E-4B on tarmac

BOSSIER CITY, La. - Just about everybody who lives and or works in Bossier City has looked up and seen a B-52 or maybe a fighter jet.

And some have seen something that looks a little more like a commercial aircraft such as a 747 fly over on occasion and thought, what's that? 

Maj. Gen. Mark Weatherington

Maj. Gen. Mark Weatherington

"The E4-B Nightwatch is a robust airborne communications node that links the President and other senior government leaders to our national capabilities and strategic forces during a time of crisis," said Maj. Gen. Mark Weatherington, Eighth Air Force and Global Strike Operations Center commander.

There's only four of these in existence.

"We are a highly survivable aircraft. It is hardened against nuclear effects. The electromagnetic effects, the pulse effects that kind of diminish the usefulness of electronics," said Capt. Ryan Tice, Air Force E4-B navigator.

E4-B

E4-B

The reason that's so important is that inside these planes is a National Airborne Operations Center or NAOC.

"It really is designed to permit decision makers to confer with senior military commanders and most importantly to direct a response," Weatherington said.

Capt. Ryan Tice

Capt. Ryan Tice

But that's not the only mission of this aircraft and it's crew.

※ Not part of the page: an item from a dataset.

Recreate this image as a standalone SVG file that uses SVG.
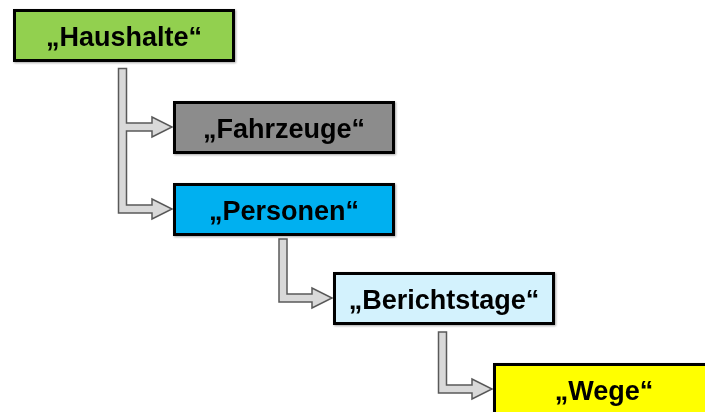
<svg xmlns="http://www.w3.org/2000/svg" width="705" height="412" viewBox="0 0 705 412">
  <defs>
    <style>
      .box { stroke: #000; stroke-width: 3; }
      .lbl { font-family: "Liberation Sans", Arial, sans-serif; font-weight: bold; font-size: 27px; fill: #000; text-anchor: middle; }
      .conn { fill: #d9d9d9; stroke: #595959; stroke-width: 1.5; stroke-linejoin: miter; }
    </style>
    <filter id="sh" x="-5%" y="-10%" width="110%" height="130%">
      <feGaussianBlur in="SourceAlpha" stdDeviation="1.2"/>
      <feOffset dx="0.5" dy="1" result="b"/>
      <feComponentTransfer><feFuncA type="linear" slope="0.35"/></feComponentTransfer>
      <feMerge><feMergeNode/><feMergeNode in="SourceGraphic"/></feMerge>
    </filter>
  </defs>
  <rect width="705" height="412" fill="#fff"/>

  <g id="connectors">
    <path class="conn" d="M118.5,68.5 H126.5 V123 H152 V117 L172,127 L152,137 V131 H126.5 V205 H152 V199 L172,209 L152,219 V213 H118.5 Z"/>
    <path class="conn" d="M279,239 H287 V294 H312 V288 L332,298 L312,308 V302 H279 Z"/>
    <path class="conn" d="M438.5,332 H446.5 V385 H472 V379 L492,389 L472,399 V393 H438.5 Z"/>
  </g>

  <g id="haushalte" filter="url(#sh)">
    <rect class="box" x="14.5" y="10.5" width="219" height="50" fill="#92d050"/>
    <text class="lbl" x="124" y="46">„Haushalte“</text>
  </g>
  <g id="fahrzeuge" filter="url(#sh)">
    <rect class="box" x="174.5" y="102.5" width="219" height="50" fill="#8c8c8c"/>
    <text class="lbl" x="284" y="137.5" fill="#111">„Fahrzeuge“</text>
  </g>
  <g id="personen" filter="url(#sh)">
    <rect class="box" x="174.5" y="184.5" width="219" height="50" fill="#00b0f0"/>
    <text class="lbl" x="284" y="219.5">„Personen“</text>
  </g>
  <g id="berichtstage" filter="url(#sh)">
    <rect class="box" x="334.5" y="273.5" width="219" height="50" fill="#d3f2fd"/>
    <text class="lbl" x="444" y="308.5">„Berichtstage“</text>
  </g>
  <g id="wege" filter="url(#sh)">
    <rect class="box" x="494.5" y="364.5" width="219" height="50" fill="#ffff00"/>
    <text class="lbl" x="604" y="399.5">„Wege“</text>
  </g>
</svg>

"We transport the senior leaders around the world. In this instance, a few weeks ago we took (Defense) Secretary (Lloyd) Austin on his first trip. We took him to see various world leaders," Tice said.

That was a nine-day, 22,000 nautical mile mission, with six in-air refueling events. Austin and the E4-B crew visited Japan, Korea, India and a surprise visit to Afghanistan. The aircraft is on alert 24/7, 365 days a year. It takes a large experienced group of Air Force heroes to complete these missions.

E4-B interior

Inside the E4-B Nightwatch.

"It's not just a flying mission. There are air crew on this jet that make this mission happen. On a normal alert there's probably 65 to 70 people on this aircraft," Tice said.

And those people will be flying overhead and spending more time at Barksdale Air Force Base in northwest Louisiana for a while because, "Right now there's construction up at Offutt Air Force Base, which is the home base for these aircraft, and so you may see them more often in the Shreveport area," Weatherington said.

The construction of a new runway at Offutt, which is in Nebraska, is supposed to be completed by Sept. 30, 2022.